Community mourns pioneering thinker Gary Tobin

Gary Tobin’s research was not always welcomed with open arms by mainstream Jewish organizations, many of which came under attack in his reports.

And yet the San Francisco man was never discouraged by such resistance

“He was never deterred by people who disagreed with him. In some ways, he relished it because it highlighted the issues he was passionate about,” said Sandy Edwards, a friend and colleague.

Tobin, founder of the Institute for Jewish and Community Research in San Francisco, died July 6 after a long battle with cancer. He was 59 years old.

Colleagues described Tobin as a warm, gutsy, smart, lively and lovable person and friend.

Gary Tobin

“Gary Tobin could disagree but he would never be disagreeable,” said Steven Cohen, a professor at Hebrew Union College known for his extensive research on Jewish community and identity.

“He was the friendliest and warmest critic one could possibly imagine.”

As a social researcher, he urged the community to be more open to converts and he studied Jews of color, advocating for greater acceptance and awareness of Jewish diversity.

Tobin also worked at length with Jewish philanthropists, encouraging them to give more to Jewish causes and helping them make smart choices about those donations.

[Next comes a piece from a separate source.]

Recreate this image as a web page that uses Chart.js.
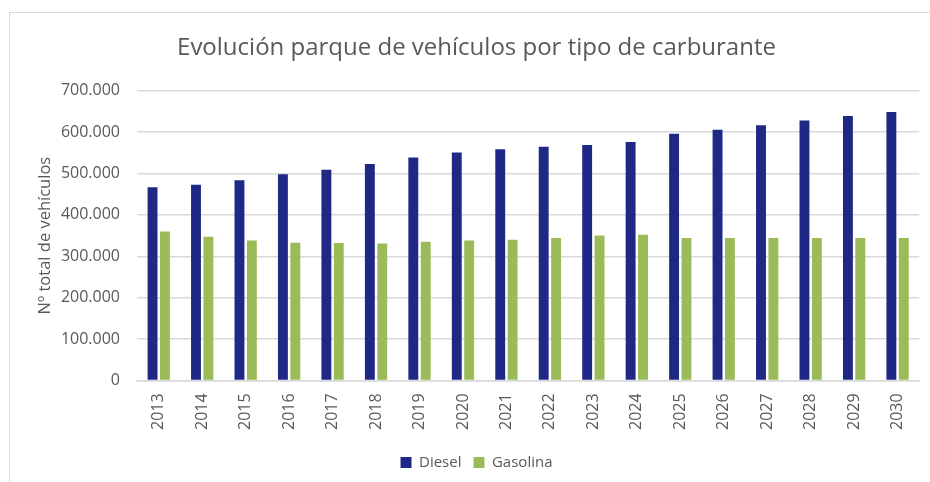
<!DOCTYPE html>
<html>
<head>
<meta charset="utf-8">
<script src="https://cdn.jsdelivr.net/npm/chart.js@4"></script>
<style>
  html, body { margin: 0; padding: 0; background: #fff; }
  #wrap { position: relative; width: 930px; height: 482px; }
  #frame { position: absolute; left: 9px; top: 12px; right: -2px; bottom: -2px;
           border-left: 1px solid #d9d9d9; border-top: 1px solid #d9d9d9; }
  canvas { position: absolute; left: 0; top: 0; }
</style>
</head>
<body>
<div id="wrap">
  <div id="frame"></div>
  <canvas id="chart" width="930" height="482"></canvas>
</div>
<script>
// data
const years = ['2013', '2014', '2015', '2016', '2017', '2018', '2019', '2020', '2021',
               '2022', '2023', '2024', '2025', '2026', '2027', '2028', '2029', '2030'];
const diesel = [467000, 473000, 484000, 498000, 509000, 523000, 539000, 551000, 559000,
                565000, 569000, 576000, 596000, 606000, 617000, 628000, 639000, 649000];
const gasolina = [360000, 347000, 338000, 333000, 332000, 331000, 335000, 338000, 340000,
                  344000, 350000, 352000, 344000, 344000, 344000, 344000, 344000, 344000];
const yMax = 700000;
const yStep = 100000;

const textColor = '#595959';
const font = 'Open Sans';

function fmtMiles(v) {
    return String(v).replace(/\B(?=(\d{3})+(?!\d))/g, '.');
}

new Chart(document.getElementById('chart'), {
    type: 'bar',
    data: {
        labels: years,
        datasets: [{
            label: 'Diesel',
            data: diesel,
            backgroundColor: '#202885'
        }, {
            label: 'Gasolina',
            data: gasolina,
            backgroundColor: '#9bbb59'
        }]
    },
    options: {
        responsive: false,
        animation: false,
        devicePixelRatio: 1,
        categoryPercentage: 0.57,
        barPercentage: 0.8,
        layout: {
            padding: { left: 31, right: 8, top: 20, bottom: 2 }
        },
        plugins: {
            title: {
                display: true,
                text: 'Evolución parque de vehículos por tipo de carburante',
                color: textColor,
                font: { family: font, size: 24, weight: 'normal' },
                padding: { top: 14, bottom: 28 }
            },
            legend: {
                position: 'bottom',
                labels: {
                    color: textColor,
                    font: { family: font, size: 15 },
                    boxWidth: 11,
                    boxHeight: 11,
                    padding: 12
                }
            },
            tooltip: { enabled: false }
        },
        scales: {
            x: {
                grid: { display: false, drawTicks: false },
                border: { display: true, color: '#d9d9d9', width: 1.5 },
                ticks: {
                    color: textColor,
                    font: { family: font, size: 16 },
                    minRotation: 90,
                    maxRotation: 90,
                    padding: 13
                }
            },
            y: {
                min: 0,
                max: yMax,
                afterFit: function (scale) { scale.width = 106; },
                grid: { color: '#d9d9d9', lineWidth: 1.5, drawTicks: false },
                border: { display: false },
                ticks: {
                    stepSize: yStep,
                    color: textColor,
                    font: { family: font, size: 16 },
                    padding: 17,
                    callback: function (v) { return fmtMiles(v); }
                },
                title: {
                    display: true,
                    text: 'Nº total de vehículos',
                    color: textColor,
                    font: { family: font, size: 16.5 },
                    padding: { top: 4, bottom: 0 }
                }
            }
        }
    }
});
</script>
</body>
</html>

“He was a pioneering thinker and doer,” Cohen said. “Social scientists are in the business of creating a discourse about actionable ideas, and Gary … stirred and shook that discourse,” Cohen added. “His work will be felt and cited and remembered and used in the years to come.”

Trained in city and regional planning at U.C. Berkeley, Tobin first turned his attention to Jewish communal issues while a professor at Washington University in St. Louis.

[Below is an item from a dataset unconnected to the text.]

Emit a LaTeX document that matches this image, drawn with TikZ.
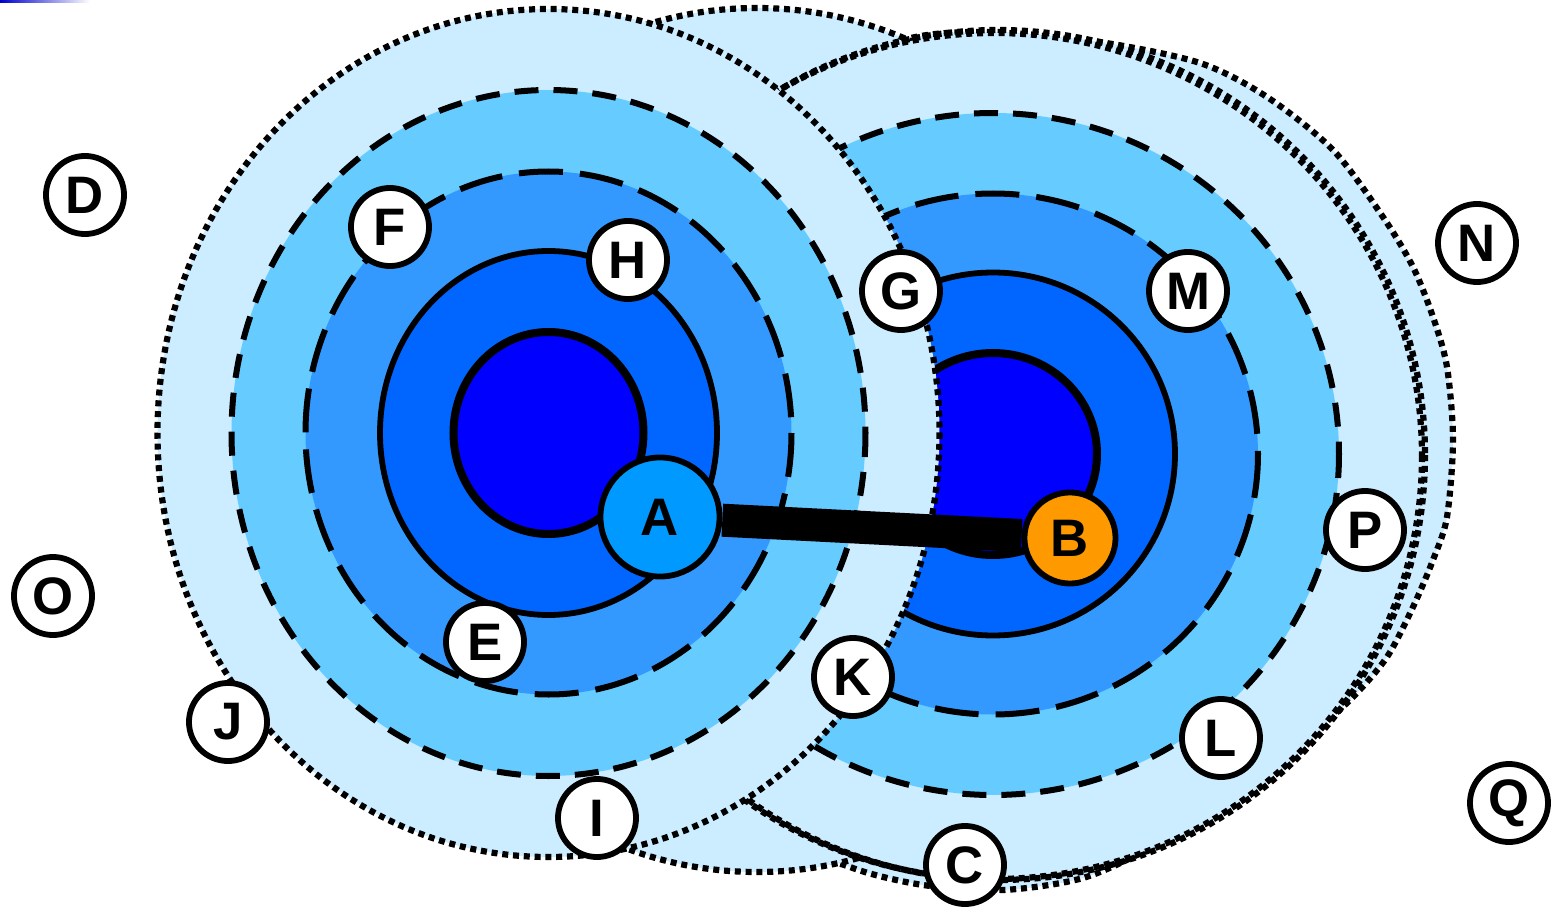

He then moved to Brandeis University outside Boston, where he became a tenured professor and director of the Cohen Center for Modern Jewish Studies before departing to start his own think tank, the IJCR.

Tobin met his wife, Diane, at a conference in San Francisco. She was president of the JCCSF; he was a speaker.

“I was just so enamored by his speaking, with his enthusiasm and candor, and I became a fan immediately,” Diane recalled.

He lived in Boston at the time, and she in San Francisco. Within a couple of years he relocated, and in 1991, they married. They had five children between them.

Tobin at first remained connected to Brandeis, but by 1994, he was ready to start his own think tank. Diane, a graphic designer, helped him edit and publish the IJCR’s research reports. “I loved the concept of doing research to effect social change and I really wanted to join in his endeavors,” she said.

Their work as life and business partners grew when they adopted a baby in 1997.

The parents worried that Jonah, who was black, would someday have to choose between his racial and religious identities.

So when Jonah was 3, the Tobins founded Be’chol Lashon (“In Every Tongue”), a nonprofit organization that reaches out to Jews of color and helps educate the mainstream community about Jewish diversity.

“To the black Jewish community he was a friend, a colleague and just one that cared a great deal about seeing the broader community be more inclusive of Jews of color, particular African Americans,” said Capers Funnye, a black Chicago rabbi and the associate director of Be’chol Lashon. (Diane Tobin is executive director of Be’chol Lashon.)

Tobin showed up 12 years ago at Funnye’s synagogue in Chicago and the two have been friends ever since. Funnye, a cousin of first lady Michelle Obama, said he had a closer relationship with Tobin than with any other mainstream Jewish organizational leader.

“This loss, for me, it is indeed like losing a brother, a member of my family,” Funnye said.

For Tobin, the lines between family and community “were virtually invisible,” said his daughter Amy Tobin, who started The Hub, a local community for emerging Jewish artists.

“He loved being Jewish, and he loved the Jewish community,” she said. “I think maybe he pushed boundaries, maybe he pissed people off, maybe he said things that were controversial, but it was always out of the deepest love.”

Tobin’s research required endless amounts of writing and analysis. He often directed those skills to mentoring his children and their friends. All knew that at any time, they could ask him to read their college essay.

“It was something he was famous for in the family,” Diane Tobin said. “As kind and generous and easygoing as he was, he was also a very candid and harsh critic. He made them write multiple drafts. He pushed people to get to the true meaning of their story.”

His own most audacious writings may be those that urged the Jewish community to abandon its longstanding coolness to newcomers. Jews, Tobin argued, needed to get over their fear and stop seeing their institutions as a bulwark against assimilation.

“No number of day schools or summer camps is going to turn back the clock on religious freedom and competition,” Tobin wrote last year in a JTA op-ed. “It is time for Jews to join every other group in America and quit obsessing about who is being lost and start acting on who might come in.”

Tobin is survived by his wife, Diane, and their children Adam, Amy, Sarah, Aryeh, Mia and Jonah.

“My father taught me that you can excel and succeed and have all kinds of professional success, but at end of day, family is the most important thing,” Amy Tobin said.

Services were to be held July 9 at Congregation Beth Sholom in San Francisco. Donations may be send to the Institute for Jewish and Community Research, P.O. Box 591107, San Francisco, CA, 94159.